A revolutionary shift in international cooperation is underway. Many governments, frustrated with dissension hampering multilateral trade reform at the World Trade Organization ("WTO"), are now turning to bilateral and regional treaties to forward their commercial interests.1 Under these agreements, which rocketed from fewer than 390 in 1989 to more than 2,400 today,2 states have relinquished key aspects of their economic sovereignty to participate in two-party pacts and regional trade clubs like the North American Free Trade Agreement ("NAFTA") and the European Union ("EU"). As a result of such cooperation, most countries no longer may levy tariffs easily, subsidize their domestic industries, or expropriate foreign investment without compensation. Instead, states are increasingly bound by what some commentators describe as a "spaghetti bowl"3 of side arrangements and special commitments that restrict their ability to extract rents from participants in their economic alliances.

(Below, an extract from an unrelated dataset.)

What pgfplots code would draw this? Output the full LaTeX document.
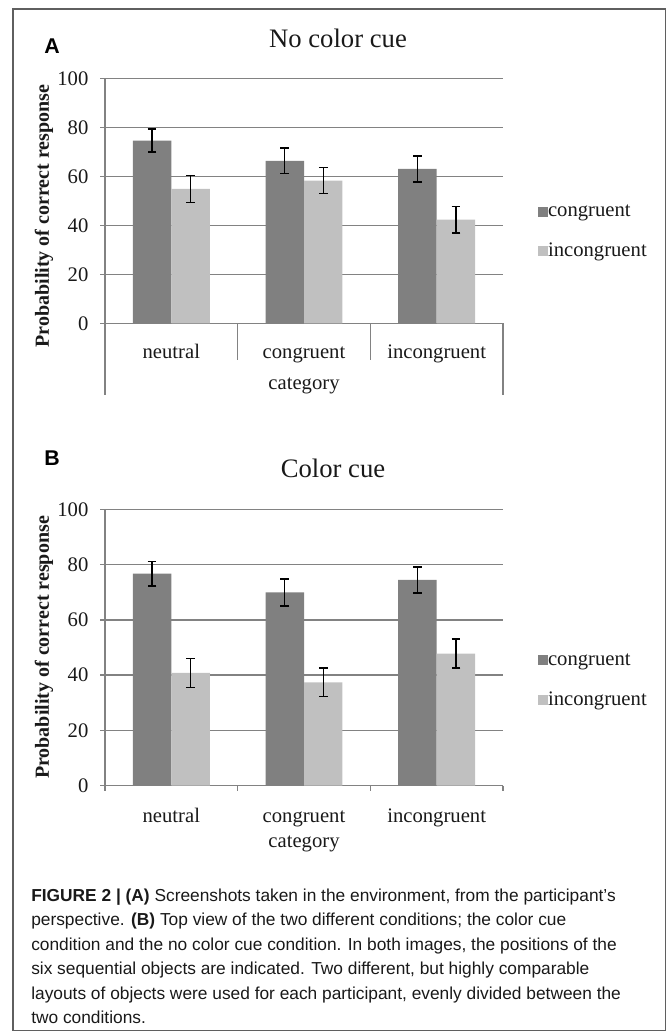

Though academics have occasionally discussed whether regional and bilateral instruments threaten the hegemony of the multilateral trading system, they have paid no attention to equally important tensions arising between regional and bilateral agreements themselves. Instead, scholars almost universally have treated bilateral and regional agreements as functionally indistinguishable. This Article argues, however, that bilateral instruments comprise a distinct and important mode of cooperation that at times operates inconsistently with the aims of some regional organizations and their members. In addition to seriously undermining the collective bargaining efforts of regional organizations, bilateral agreements potentially alter the economic relations between an organization's stronger and weaker members. Generally, stronger countries in regional organizations are positioned to craft internal and external regional policies that protect their own sensitive markets while liberalizing those of weaker members. Bilateralism unsettles this arrangement by granting smaller states opportunities to leverage relationships with outsiders and at times liberalize their markets in ways more economically favorable than those available regionally.